◆ **GIVEN REQUEST**
All the data below goes into the copy word for word, but the pictures don't.

◆ **RECORDED INFORMATION**
[start]

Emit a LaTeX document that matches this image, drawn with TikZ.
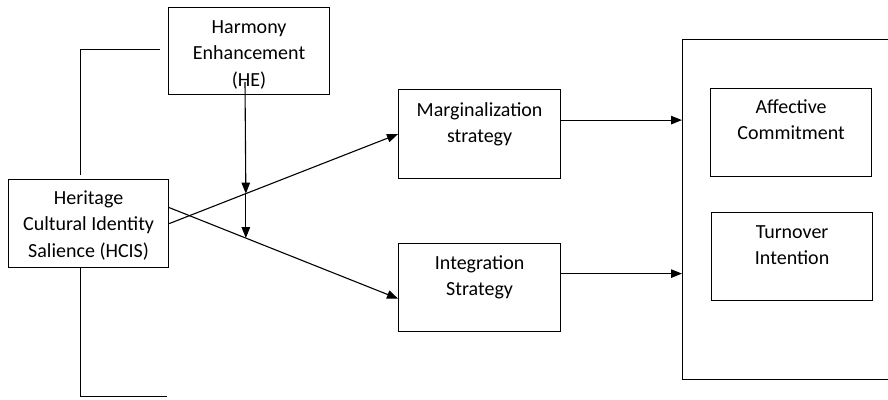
\documentclass[tikz,border=0pt]{standalone}
\usepackage{fontspec}
\setmainfont{Carlito}
\usetikzlibrary{arrows.meta,calc}
\newcommand\mylines[1]{\begin{tabular}[t]{@{}c@{}}#1\end{tabular}}
\begin{document}
\begin{tikzpicture}[x=1pt,y=-1pt,
  box/.style={draw,line width=1.2pt,inner sep=0pt,anchor=north west},
  lbl/.style={anchor=base,inner sep=0pt,font=\fontsize{20}{26.5}\selectfont},
  conn/.style={line width=1.1pt},
  arr/.style={conn,-{Triangle[length=11pt,width=8.5pt]}}]
\useasboundingbox (0,0) rectangle (888,399);
\clip (0,0) rectangle (888,399);
% boxes
\node[box,minimum width=161pt,minimum height=87pt] (he) at (168,7) {};
\node[lbl] (heT) at ($(he.north)+(0,26)$) {\mylines{Harmony\\Enhancement\\(HE)}};
\node[box,minimum width=160pt,minimum height=88pt] (hcis) at (8,179) {};
\node[lbl] (hcisT) at ($(hcis.north)+(0,25)$) {\mylines{Heritage\\Cultural Identity\\Salience (HCIS)}};
\node[box,minimum width=162pt,minimum height=89pt] (marg) at (398,89) {};
\node[lbl] (margT) at ($(marg.north)+(0,27)$) {\mylines{Marginalization\\strategy}};
\node[box,minimum width=162pt,minimum height=88pt] (integ) at (398,243) {};
\node[lbl] (integT) at ($(integ.north)+(0,26)$) {\mylines{Integration\\Strategy}};
\node[box,minimum width=212pt,minimum height=340pt] (outer) at (682,39) {};
\node[box,minimum width=161pt,minimum height=88pt] (aff) at (710,88) {};
\node[lbl] (affT) at ($(aff.north)+(0,25)$) {\mylines{Affective\\Commitment}};
\node[box,minimum width=161pt,minimum height=88pt] (turn) at (711,212) {};
\node[lbl] (turnT) at ($(turn.north)+(0,26)$) {\mylines{Turnover\\Intention}};
% brackets
\coordinate (bt1) at (80.5,175);
\coordinate (bt2) at (160,49.5);
\coordinate (bb1) at (80.5,267);
\coordinate (bb2) at (167,396.5);
\draw[conn] (bt1) |- (bt2);
\draw[conn] (bb1) |- (bb2);
% HCIS to strategies
\coordinate (hm) at (hcis.east);
\coordinate (hi) at ($(hcis.east)+(0,-16)$);
\coordinate (mi) at (marg.west);
\coordinate (ii) at ($(integ.west)+(0,11)$);
\draw[arr] (hm) -- (mi);
\draw[arr] (hi) -- (ii);
% moderator
\coordinate (heS) at (245,82);
\coordinate (x1) at ($(hm)!0.335!(mi)$);
\coordinate (x2) at ($(hi)!0.335!(ii)$);
\draw[arr] (heS) -- (x1);
\draw[arr] (x1) -- (x2);
% strategies to outcomes
\coordinate (m1) at ($(marg.east)+(0,-14)$);
\coordinate (i1) at ($(integ.east)+(0,-14)$);
\draw[arr] (m1) -- (m1 -| outer.west);
\draw[arr] (i1) -- (i1 -| outer.west);
\end{tikzpicture}
\end{document}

[end]

◆ **OUTPUT**
Emit a LaTeX document that matches this image, drawn with TikZ.
\documentclass[tikz,border=0pt]{standalone}
\usepackage{fontspec}
\setmainfont{Carlito}
\usetikzlibrary{arrows.meta,calc}
\newcommand\mylines[1]{\begin{tabular}[t]{@{}c@{}}#1\end{tabular}}
\begin{document}
\begin{tikzpicture}[x=1pt,y=-1pt,
  box/.style={draw,line width=1.2pt,inner sep=0pt,anchor=north west},
  lbl/.style={anchor=base,inner sep=0pt,font=\fontsize{20}{26.5}\selectfont},
  conn/.style={line width=1.1pt},
  arr/.style={conn,-{Triangle[length=11pt,width=8.5pt]}}]
\useasboundingbox (0,0) rectangle (888,399);
\clip (0,0) rectangle (888,399);
% boxes
\node[box,minimum width=161pt,minimum height=87pt] (he) at (168,7) {};
\node[lbl] (heT) at ($(he.north)+(0,26)$) {\mylines{Harmony\\Enhancement\\(HE)}};
\node[box,minimum width=160pt,minimum height=88pt] (hcis) at (8,179) {};
\node[lbl] (hcisT) at ($(hcis.north)+(0,25)$) {\mylines{Heritage\\Cultural Identity\\Salience (HCIS)}};
\node[box,minimum width=162pt,minimum height=89pt] (marg) at (398,89) {};
\node[lbl] (margT) at ($(marg.north)+(0,27)$) {\mylines{Marginalization\\strategy}};
\node[box,minimum width=162pt,minimum height=88pt] (integ) at (398,243) {};
\node[lbl] (integT) at ($(integ.north)+(0,26)$) {\mylines{Integration\\Strategy}};
\node[box,minimum width=212pt,minimum height=340pt] (outer) at (682,39) {};
\node[box,minimum width=161pt,minimum height=88pt] (aff) at (710,88) {};
\node[lbl] (affT) at ($(aff.north)+(0,25)$) {\mylines{Affective\\Commitment}};
\node[box,minimum width=161pt,minimum height=88pt] (turn) at (711,212) {};
\node[lbl] (turnT) at ($(turn.north)+(0,26)$) {\mylines{Turnover\\Intention}};
% brackets
\coordinate (bt1) at (80.5,175);
\coordinate (bt2) at (160,49.5);
\coordinate (bb1) at (80.5,267);
\coordinate (bb2) at (167,396.5);
\draw[conn] (bt1) |- (bt2);
\draw[conn] (bb1) |- (bb2);
% HCIS to strategies
\coordinate (hm) at (hcis.east);
\coordinate (hi) at ($(hcis.east)+(0,-16)$);
\coordinate (mi) at (marg.west);
\coordinate (ii) at ($(integ.west)+(0,11)$);
\draw[arr] (hm) -- (mi);
\draw[arr] (hi) -- (ii);
% moderator
\coordinate (heS) at (245,82);
\coordinate (x1) at ($(hm)!0.335!(mi)$);
\coordinate (x2) at ($(hi)!0.335!(ii)$);
\draw[arr] (heS) -- (x1);
\draw[arr] (x1) -- (x2);
% strategies to outcomes
\coordinate (m1) at ($(marg.east)+(0,-14)$);
\coordinate (i1) at ($(integ.east)+(0,-14)$);
\draw[arr] (m1) -- (m1 -| outer.west);
\draw[arr] (i1) -- (i1 -| outer.west);
\end{tikzpicture}
\end{document}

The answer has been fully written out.